● **SOURCE MATERIAL**:

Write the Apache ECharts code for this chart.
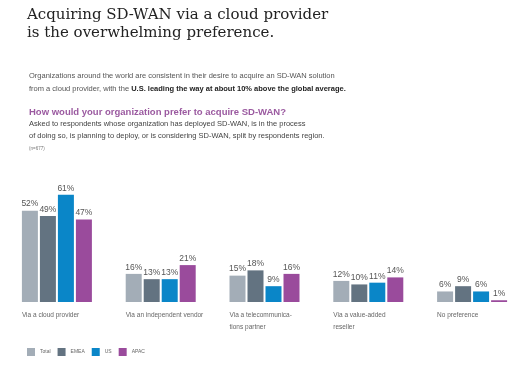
<!DOCTYPE html>
<html><head><meta charset="utf-8">
<script src="https://cdn.jsdelivr.net/npm/echarts@6/dist/echarts.min.js"></script>
<style>html,body{margin:0;padding:0;background:#fff}#c{width:526px;height:365px}</style>
</head><body><div id="c"></div>
<script>
const categories = ["Via a cloud provider","Via an independent vendor","Via a telecommunica-\ntions partner","Via a value-added\nreseller","No preference"];
const seriesNames = ["Total","EMEA","US","APAC"];
const total = [52,16,15,12,6];
const emea = [49,13,18,10,9];
const us = [61,13,9,11,6];
const apac = [47,21,16,14,1];
const colors = ["#a3adb7","#637381","#0a86c8","#9a4b9c"];
const values = [total, emea, us, apac];

const chart = echarts.init(document.getElementById('c'));
const font = "Liberation Sans, Arial, sans-serif";
chart.setOption({
  animation:false,
  title:[
    {text:"Acquiring SD-WAN via a cloud provider\nis the overwhelming preference.",left:22,top:1,
     textStyle:{fontFamily:"DejaVu Serif",fontSize:15,fontWeight:'normal',color:'#222',lineHeight:18}},
    {text:"{n|Organizations around the world are consistent in their desire to acquire an SD-WAN solution}\n{n|from a cloud provider, with the }{b|U.S. leading the way at about 10% above the global average.}",
     left:24,top:64.5,
     textStyle:{fontFamily:font,fontSize:7.5,fontWeight:'normal',color:'#555',lineHeight:13,
       rich:{n:{fontFamily:font,fontSize:7.5,fontWeight:'normal',color:'#555',lineHeight:13},b:{fontFamily:font,fontSize:7.5,color:'#222',fontWeight:'bold',lineHeight:13}}}},
    {text:"How would your organization prefer to acquire SD-WAN?",left:24,top:102.5,
     textStyle:{fontFamily:font,fontSize:9.5,fontWeight:'bold',color:'#9b5aa0'}},
    {text:"Asked to respondents whose organization has deployed SD-WAN, is in the process\nof doing so, is planning to deploy, or is considering SD-WAN, split by respondents region.",
     left:24,top:113,textStyle:{fontFamily:font,fontSize:7.5,fontWeight:'normal',color:'#444',lineHeight:12}},
    {text:"(n=677)",left:24,top:141.5,textStyle:{fontFamily:font,fontSize:4.5,fontWeight:'normal',color:'#777'}}
  ],
  legend:{left:22,top:343,itemWidth:8,itemHeight:8,itemGap:7,icon:'rect',
    textStyle:{fontFamily:font,fontSize:5,color:'#666'},data:seriesNames},
  grid:{left:5,right:2,top:179,bottom:63,outerBoundsMode:'none',containLabel:false},
  xAxis:{type:'category',data:categories,
    axisLine:{show:false},axisTick:{show:false},
    axisLabel:{interval:0,align:'left',padding:[0,0,0,-35],margin:7,fontFamily:font,fontSize:6.5,color:'#666',lineHeight:12,verticalAlign:'top',hideOverlap:false}},
  yAxis:{type:'value',min:0,max:70,show:false,splitLine:{show:false}},
  series: seriesNames.map((n,i)=>({name:n,type:'bar',data:values[i],barWidth:16,barGap:'12.5%',
    itemStyle:{color:colors[i]},
    label:{show:true,position:'top',distance:2,formatter:'{c}%',fontFamily:font,fontSize:8.5,color:'#555'}}))
});
</script></body></html>
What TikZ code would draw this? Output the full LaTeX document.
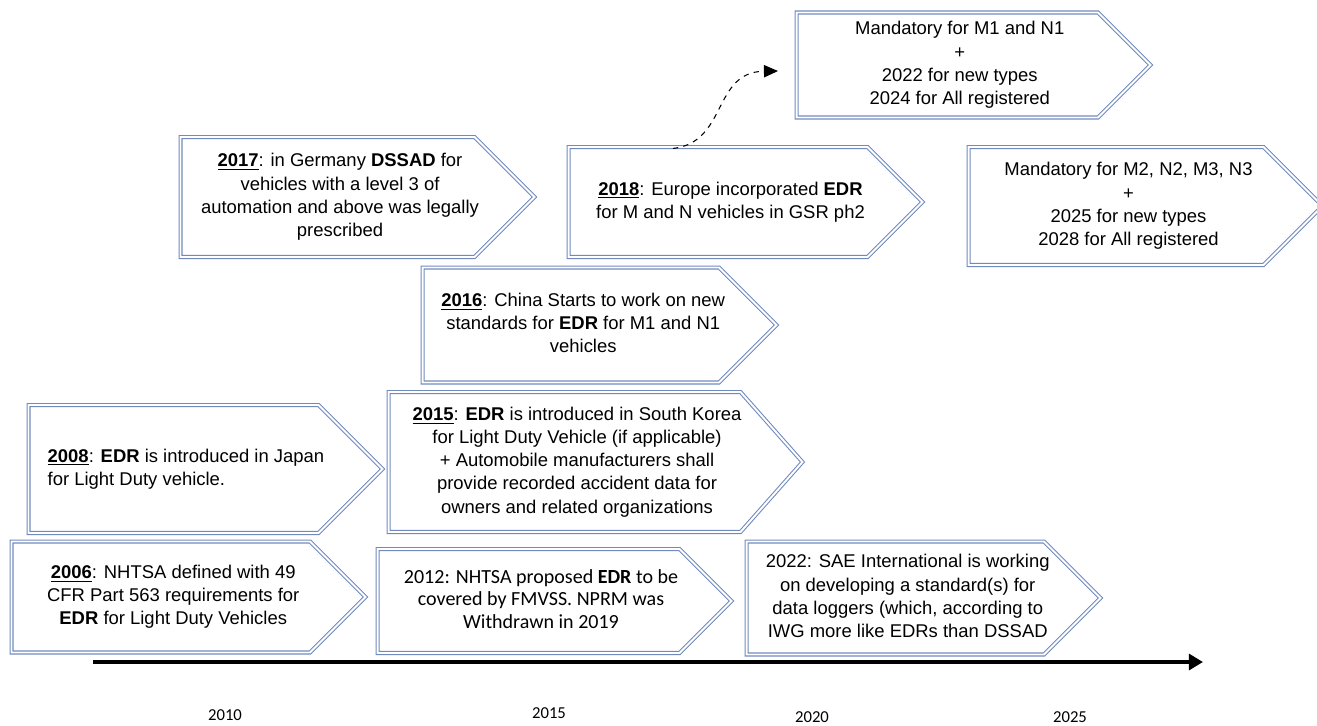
\documentclass[tikz,border=0pt]{standalone}
\usepackage{fontspec}
\setmainfont{Liberation Sans}
\newfontfamily\calfont{Carlito}
\usepackage{tikz}
\usetikzlibrary{arrows.meta, calc, shapes.symbols}
\definecolor{boxblue}{RGB}{112,138,190}
\newcommand\evtxt[2][c]{\begin{tabular}{@{\hspace{0.25cm}}#1@{\hspace{-0.25cm}}}#2\end{tabular}}

\begin{document}
\begin{tikzpicture}[x=0.02cm,y=-0.02cm,
  evt/.style={signal,signal to=east,signal pointer angle=90,draw=boxblue,double=white,double distance=1.1pt,line width=0.6pt,
    minimum width=7.08cm,anchor=west,inner sep=2pt,font=\fontsize{10.5}{13.2}\selectfont},
  yr/.style={font=\calfont\fontsize{9.5}{11}\selectfont}]
  \useasboundingbox (0,0) rectangle (1317,725);
  \node[evt,minimum height=2.1cm] (m1) at (796,65) {\evtxt{Mandatory for M1 and N1\\+\\2022 for new types\\2024 for All registered}};
  \node[evt,minimum height=2.4cm] (e2017) at (180,197) {\evtxt{\underline{\textbf{2017}}: in Germany \textbf{DSSAD} for\\vehicles with a level 3 of\\automation and above was legally\\prescribed}};
  \node[evt,minimum height=2.2cm] (e2018) at (568,202) {\evtxt{\underline{\textbf{2018}}: Europe incorporated \textbf{EDR}\\for M and N vehicles in GSR ph2}};
  \node[evt,minimum height=2.36cm] (m2) at (968,206) {\evtxt{Mandatory for M2, N2, M3, N3\\+\\2025 for new types\\2028 for All registered}};
  \node[evt,minimum height=2.3cm] (e2016) at (422,325) {\evtxt{\underline{\textbf{2016}}: China Starts to work on new\\standards for \textbf{EDR} for M1 and N1\\vehicles}};
  \node[evt,minimum height=2.56cm] (e2008) at (28,469) {\evtxt[l]{\underline{\textbf{2008}}: \textbf{EDR} is introduced in Japan\\for Light Duty vehicle.}};
  \node[evt,minimum height=2.8cm,minimum width=8.28cm,signal pointer angle=97] (e2015) at (388,462) {\evtxt{\underline{\textbf{2015}}: \textbf{EDR} is introduced in South Korea\\for Light Duty Vehicle (if applicable)\\+ Automobile manufacturers shall\\provide recorded accident data for\\owners and related organizations}};
  \node[evt,minimum height=2.22cm] (e2006) at (11,597) {\evtxt{\underline{\textbf{2006}}: NHTSA defined with 49\\CFR Part 563 requirements for\\\textbf{EDR} for Light Duty Vehicles}};
  \node[evt,minimum height=2.08cm,font=\calfont\fontsize{11.4}{12.8}\selectfont] (e2012) at (377,601) {\evtxt{2012: NHTSA proposed \textbf{EDR} to be\\covered by FMVSS. NPRM was\\Withdrawn in 2019}};
  \node[evt,minimum height=2.26cm] (e2022) at (746,598) {\evtxt{2022: SAE International is working\\on developing a standard(s) for\\data loggers (which, according to\\IWG more like EDRs than DSSAD}};
  % 点線の矢印
  \coordinate (tail) at ($(e2018.west |- e2018.north)+(105,2)$);
  \coordinate (head) at (778,71);
  \draw[dashed,semithick,-{Triangle[length=8pt,width=7pt]}] (tail) .. controls (728,142) and (712,72) .. (head);
  % 時間軸
  \coordinate (t0) at (93,662);
  \coordinate (t1) at (1203,662);
  \draw[line width=2.2pt,-{Triangle[length=8pt,width=9pt]}] (t0)--(t1);
  \node[yr] (y2010) at (225,715) {2010};
  \node[yr] (y2015) at (549,713) {2015};
  \node[yr] (y2020) at (812,717) {2020};
  \node[yr] (y2025) at (1070,717) {2025};
\end{tikzpicture}
\end{document}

● **WHAT YOU SHOULD DO**: Set down the records above word for word, from the first line through the line containing "const values = [total, emea, us, apac];", both included; leave out the pictures.

● **SOLVED PROBLEM**:
Write the Apache ECharts code for this chart.
<!DOCTYPE html>
<html><head><meta charset="utf-8">
<script src="https://cdn.jsdelivr.net/npm/echarts@6/dist/echarts.min.js"></script>
<style>html,body{margin:0;padding:0;background:#fff}#c{width:526px;height:365px}</style>
</head><body><div id="c"></div>
<script>
const categories = ["Via a cloud provider","Via an independent vendor","Via a telecommunica-\ntions partner","Via a value-added\nreseller","No preference"];
const seriesNames = ["Total","EMEA","US","APAC"];
const total = [52,16,15,12,6];
const emea = [49,13,18,10,9];
const us = [61,13,9,11,6];
const apac = [47,21,16,14,1];
const colors = ["#a3adb7","#637381","#0a86c8","#9a4b9c"];
const values = [total, emea, us, apac];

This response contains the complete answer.